Top-up payments to Keydata investors that were found to have lost out by refusing early compensation offers are yet to receive their additional redress three months after it was initially announced, the Financial Services Compensation Scheme has confirmed.
Following a court order FSCS announced in September it would provide top-up payments to compensate early-settling investors that missed out on subsequent distributions from the underlying Lifemark life settlement bonds, and to counter a disproportionate hit on compensation sums from £32m worth of scheme administration fees.
The specific calculation methodology was confirmed in October, but in an update published on the FSCS website yesterday (4 December) the scheme admitted that payments are yet to be made due to difficulties in reconciling ‘nominal values’, that is the underlying value of investors’ claims before any deductions were made.
Under the previous methodology payments were based on the ‘compensatable amount’ of any claim. Due to the way a compensation cap was applied this resulted in investors that settled later benefiting from a distribution that those who settled early did not.
Keydata claims were paid out at 100 per cent on the first £30,000, and then 90 per cent of the remainder up to a hard cap of £48,000.
A hypothetical investor with a £100,000 nominal claim would, if they promptly accepted the FSCS offer, have received £48,000, while if they waited they would have received an £8,075 distribution and, due to the way the cap was applied, the same £48,000 payout.
This is because despite their nominal claim value dropping to £91,925, the calculation would still have resulted in them receiving a full payout up to the hard cap.

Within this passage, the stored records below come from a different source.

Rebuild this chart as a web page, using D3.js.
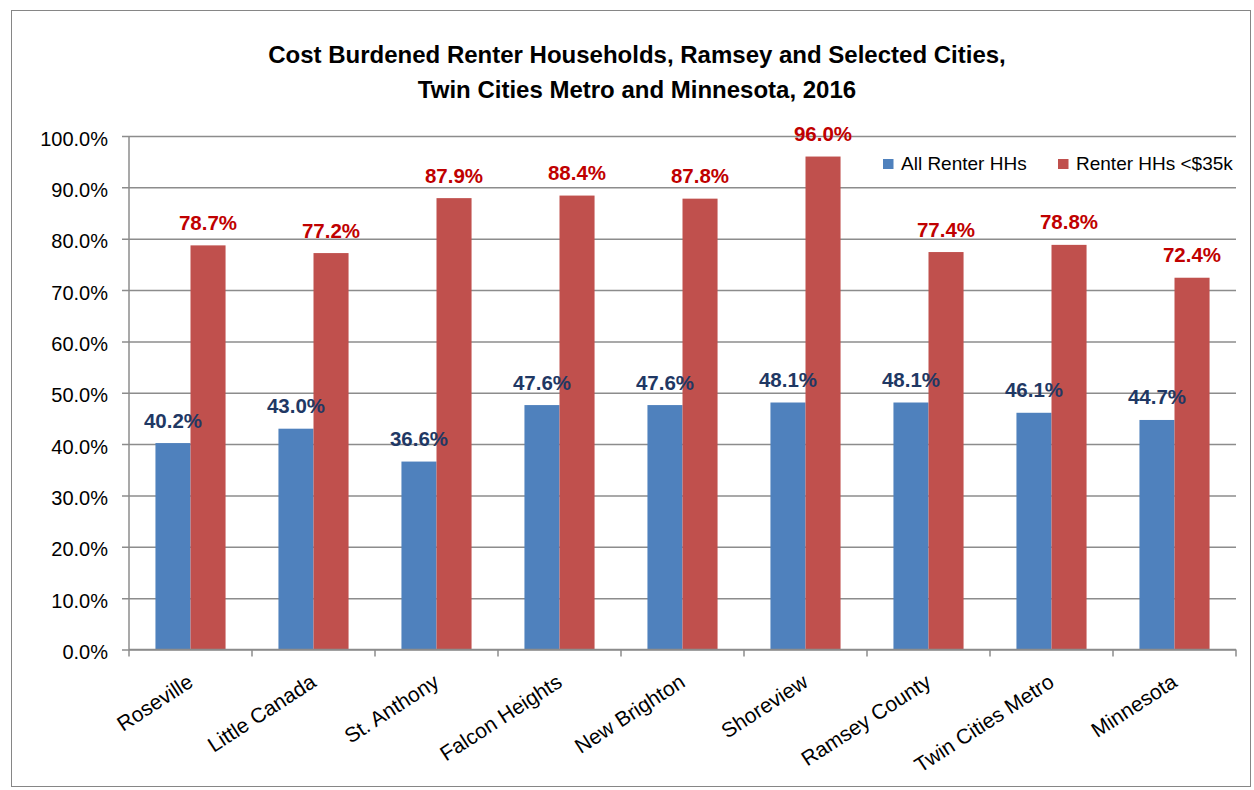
<!DOCTYPE html>
<html>
<head>
<meta charset="utf-8">
<script src="https://cdnjs.cloudflare.com/ajax/libs/d3/7.8.5/d3.min.js"></script>
<style>
    body { margin: 0; background: #fff; }
    text { font-family: "Liberation Sans", Arial, sans-serif; }
</style>
</head>
<body>
<div id="plot"></div>
<script>
    // data
    var places = ["Roseville", "Little Canada", "St. Anthony", "Falcon Heights", "New Brighton",
        "Shoreview", "Ramsey County", "Twin Cities Metro", "Minnesota"];
    var allRenters = [40.2, 43.0, 36.6, 47.6, 47.6, 48.1, 48.1, 46.1, 44.7];
    var lowIncomeRenters = [78.7, 77.2, 87.9, 88.4, 87.8, 96.0, 77.4, 78.8, 72.4];
    var seriesNames = ["All Renter HHs", "Renter HHs <$35k"];
    var yTicks = [0, 10, 20, 30, 40, 50, 60, 70, 80, 90, 100];

    var colors = ["#4F81BD", "#C0504D"];
    var labelColors = ["#1F3864", "#C00000"];

    var W = 1254, H = 790;
    var plot = { left: 129, right: 1236, top: 136, bottom: 649.5 };

    var svg = d3.select("#plot").append("svg")
        .attr("width", W)
        .attr("height", H);

    // chart border
    svg.append("rect")
        .attr("x", 11.5).attr("y", 10.5)
        .attr("width", 1239).attr("height", 776)
        .attr("fill", "#fff")
        .attr("stroke", "#868686")
        .attr("stroke-width", 1);

    var x0 = d3.scaleBand()
        .domain(places)
        .range([plot.left, plot.right])
        .paddingInner(0.43)
        .paddingOuter(0.215);

    var x1 = d3.scaleBand()
        .domain([0, 1])
        .range([0, x0.bandwidth()]);

    var yScale = d3.scaleLinear()
        .domain([0, 100])
        .range([plot.bottom, plot.top]);

    // title
    var title = svg.append("text")
        .attr("text-anchor", "middle")
        .style("font-size", "24px")
        .style("font-weight", "bold");
    title.append("tspan").attr("x", 637).attr("y", 63)
        .text("Cost Burdened Renter Households, Ramsey and Selected Cities,");
    title.append("tspan").attr("x", 637).attr("y", 98)
        .text("Twin Cities Metro and Minnesota, 2016");

    // y axis with gridlines
    var yAxis = svg.append("g")
        .attr("transform", "translate(" + plot.left + ",0)")
        .call(d3.axisLeft(yScale)
            .tickValues(yTicks)
            .tickSize(-(plot.right - plot.left))
            .tickPadding(21)
            .tickFormat(function (d) { return d.toFixed(1) + "%"; }));
    yAxis.select(".domain").remove();
    yAxis.selectAll(".tick line")
        .attr("x1", -7)
        .attr("stroke", "#8c8c8c")
        .attr("stroke-width", 1.5);
    yAxis.selectAll(".tick text")
        .attr("dy", "0.45em")
        .style("font-size", "20px")
        .style("fill", "#000");

    svg.append("line")
        .attr("x1", plot.left).attr("x2", plot.left)
        .attr("y1", plot.top).attr("y2", plot.bottom)
        .attr("stroke", "#8c8c8c")
        .attr("stroke-width", 1.5);

    // bars
    var groups = svg.selectAll(".group")
        .data(places)
        .enter().append("g")
        .attr("class", "group")
        .attr("transform", function (d) { return "translate(" + x0(d) + ",0)"; });

    groups.selectAll("rect")
        .data(function (d, i) { return [allRenters[i], lowIncomeRenters[i]]; })
        .enter().append("rect")
        .attr("x", function (d, j) { return x1(j); })
        .attr("width", x1.bandwidth())
        .attr("y", function (d) { return yScale(d); })
        .attr("height", function (d) { return yScale(0) - yScale(d); })
        .attr("fill", function (d, j) { return colors[j]; });

    // x axis
    var xAxis = svg.append("g")
        .attr("transform", "translate(0," + plot.bottom + ")");
    xAxis.append("line")
        .attr("x1", plot.left).attr("x2", plot.right)
        .attr("stroke", "#8c8c8c")
        .attr("stroke-width", 1.5);
    xAxis.selectAll(".xtick")
        .data(d3.range(places.length + 1))
        .enter().append("line")
        .attr("class", "xtick")
        .attr("x1", function (i) { return plot.left + i * x0.step(); })
        .attr("x2", function (i) { return plot.left + i * x0.step(); })
        .attr("y1", 0).attr("y2", 7)
        .attr("stroke", "#8c8c8c")
        .attr("stroke-width", 1.5);
    xAxis.selectAll(".xlabel")
        .data(places)
        .enter().append("text")
        .attr("class", "xlabel")
        .attr("text-anchor", "end")
        .attr("transform", function (d) {
            return "translate(" + (x0(d) + x0.bandwidth() / 2 + 4) + ",36) rotate(-33)";
        })
        .style("font-size", "21px")
        .style("fill", "#000")
        .text(function (d) { return d; });

    // data labels, drawn on top of all bars
    [allRenters, lowIncomeRenters].forEach(function (vals, j) {
        svg.selectAll(".label" + j)
            .data(vals)
            .enter().append("text")
            .attr("class", "label" + j)
            .attr("text-anchor", "middle")
            .attr("x", function (d, i) { return x0(places[i]) + x1(j) + x1.bandwidth() / 2; })
            .attr("y", function (d) { return yScale(d) - 15.5; })
            .style("font-size", "20.5px")
            .style("font-weight", "bold")
            .style("fill", labelColors[j])
            .text(function (d) { return d.toFixed(1) + "%"; });
    });

    // legend
    var legendX = [883, 1058];
    var legend = svg.selectAll(".legend")
        .data(seriesNames)
        .enter().append("g")
        .attr("class", "legend")
        .attr("transform", function (d, i) { return "translate(" + legendX[i] + ",159)"; });
    legend.append("rect")
        .attr("width", 10.5).attr("height", 10)
        .attr("fill", function (d, i) { return colors[i]; });
    legend.append("text")
        .attr("x", 18).attr("y", 11)
        .style("font-size", "19px")
        .style("fill", "#000")
        .text(function (d) { return d; });
</script>
</body>
</html>
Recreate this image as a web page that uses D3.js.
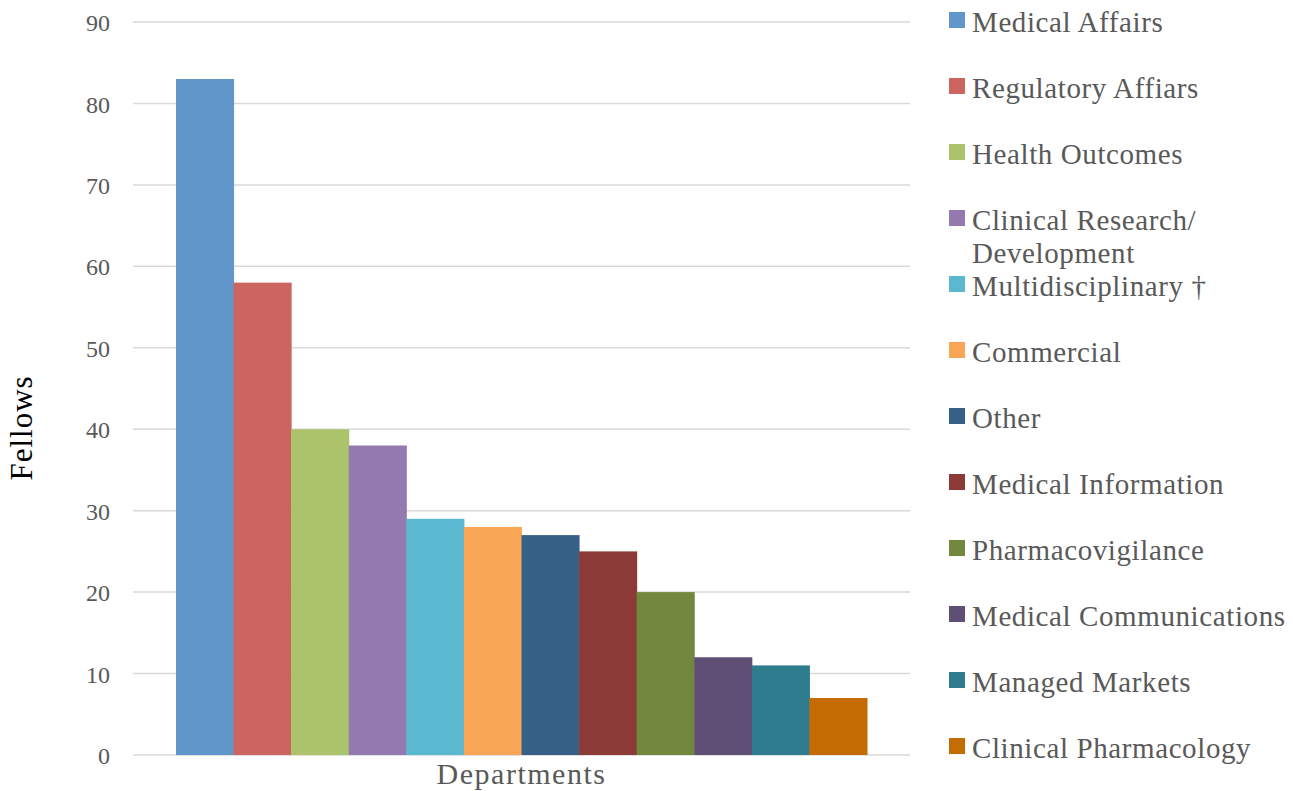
<!DOCTYPE html>
<html>
<head>
<meta charset="utf-8">
<script src="https://cdn.jsdelivr.net/npm/d3@7"></script>
<style>
  html, body { margin: 0; padding: 0; background: #fff; }
  svg { display: block; }
  text { font-family: "Liberation Serif", "Times New Roman", serif; }
</style>
</head>
<body>
<svg id="chart" width="1293" height="791"></svg>
<script>
// Fellows by department
const departments = [
  "Medical Affairs", "Regulatory Affiars", "Health Outcomes",
  "Clinical Research/ Development", "Multidisciplinary \u2020", "Commercial",
  "Other", "Medical Information", "Pharmacovigilance",
  "Medical Communications", "Managed Markets", "Clinical Pharmacology"
];
const fellows = [83, 58, 40, 38, 29, 28, 27, 25, 20, 12, 11, 7];
const colors = [
  "#6096c9", "#cc655f", "#abc46b", "#9379af", "#5bb8d1", "#f8a656",
  "#376087", "#8c3a37", "#71883e", "#604f74", "#2e7c8e", "#c46b02"
];
const legendLines = [
  ["Medical Affairs"], ["Regulatory Affiars"], ["Health Outcomes"],
  ["Clinical Research/", "Development"], ["Multidisciplinary \u2020"], ["Commercial"],
  ["Other"], ["Medical Information"], ["Pharmacovigilance"],
  ["Medical Communications"], ["Managed Markets"], ["Clinical Pharmacology"]
];
const yTicks = [0, 10, 20, 30, 40, 50, 60, 70, 80, 90];

const svg = d3.select("#chart");
const plot = { left: 133, right: 910, top: 22, bottom: 755 };

const y = d3.scaleLinear().domain([0, 90]).range([plot.bottom, plot.top]);

// single category group holding one bar per department
const xGroup = d3.scaleBand().domain(["Departments"])
  .range([plot.left, plot.right]).paddingInner(0).paddingOuter(0.0622);
const xBar = d3.scaleBand().domain(departments)
  .range([xGroup("Departments"), xGroup("Departments") + xGroup.bandwidth()]);

// gridlines
svg.append("g").selectAll("line").data(yTicks).join("line")
  .attr("x1", plot.left).attr("x2", plot.right)
  .attr("y1", d => y(d)).attr("y2", d => y(d))
  .attr("stroke", "#d9d9d9").attr("stroke-width", 1.5);

// y axis labels
const yAxis = d3.axisLeft(y).tickValues(yTicks).tickSize(0).tickPadding(0);
const gy = svg.append("g").attr("transform", `translate(110,0)`).call(yAxis);
gy.select(".domain").remove();
gy.selectAll("text")
  .attr("fill", "#595959")
  .style("font-family", '"Liberation Serif", serif')
  .style("font-size", "24px")
  .attr("dy", "0.36em");

// bars
svg.append("g").selectAll("rect").data(departments).join("rect")
  .attr("x", d => xBar(d))
  .attr("width", xBar.bandwidth() + 0.5)
  .attr("y", (d, i) => y(fellows[i]))
  .attr("height", (d, i) => y(0) - y(fellows[i]))
  .attr("fill", (d, i) => colors[i]);

// axis titles
svg.append("text")
  .attr("transform", `translate(32,428) rotate(-90)`)
  .attr("text-anchor", "middle")
  .attr("fill", "#000")
  .style("font-size", "31px")
  .style("letter-spacing", "1px")
  .text("Fellows");

svg.append("text")
  .attr("x", xGroup("Departments") + xGroup.bandwidth() / 2)
  .attr("y", 784)
  .attr("text-anchor", "middle")
  .attr("fill", "#595959")
  .style("font-size", "30px")
  .style("letter-spacing", "1.5px")
  .text("Departments");

// legend
const legend = svg.append("g");
const legendY = i => 32 + i * 66;
const items = legend.selectAll("g").data(departments).join("g")
  .attr("transform", (d, i) => `translate(949,${legendY(i)})`);
items.append("rect")
  .attr("x", 0).attr("y", -20).attr("width", 16).attr("height", 16)
  .attr("fill", (d, i) => colors[i]);
items.append("text")
  .attr("x", 23).attr("y", 0)
  .attr("fill", "#595959")
  .style("font-size", "29px")
  .style("letter-spacing", "0.6px")
  .selectAll("tspan").data((d, i) => legendLines[i]).join("tspan")
  .attr("x", 23).attr("dy", (d, j) => j === 0 ? 0 : 33)
  .text(d => d);
</script>
</body>
</html>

The FSCS says it expects to make the majority of claims during next week, but added that there remain some cases where “payments are not yet possible because further work needs to be done in settling the nominal claim amounts”.
It states: “The work has taken slightly longer than we anticipated, because we have had to further reconcile nominal claim amounts with PricewaterhouseCoopers, Keydata’s insolvency practitioner.
“... [T]here are some cases where payments are not yet possible, because further work needs to be done in settling the nominal claim amounts. FSCS is working to resolve these issues and will provide a further update when we are able to distribute the remaining payments.”
Under the new payout methodology the FSCS will also add back into its payments the costs it had taken from investors as part of a 6.53 per cent payout to investors with large losses.
Approximately 16,000 Lifemark investors have been compensated with a combined total of £228m. This is £32m lower than the £260m value of claims from these investors as assessed by the FSCS, before the scheme deducted “reasonable costs of recovery and distribution”.
Keydata had originally distributed $605m worth of Lifemark bonds.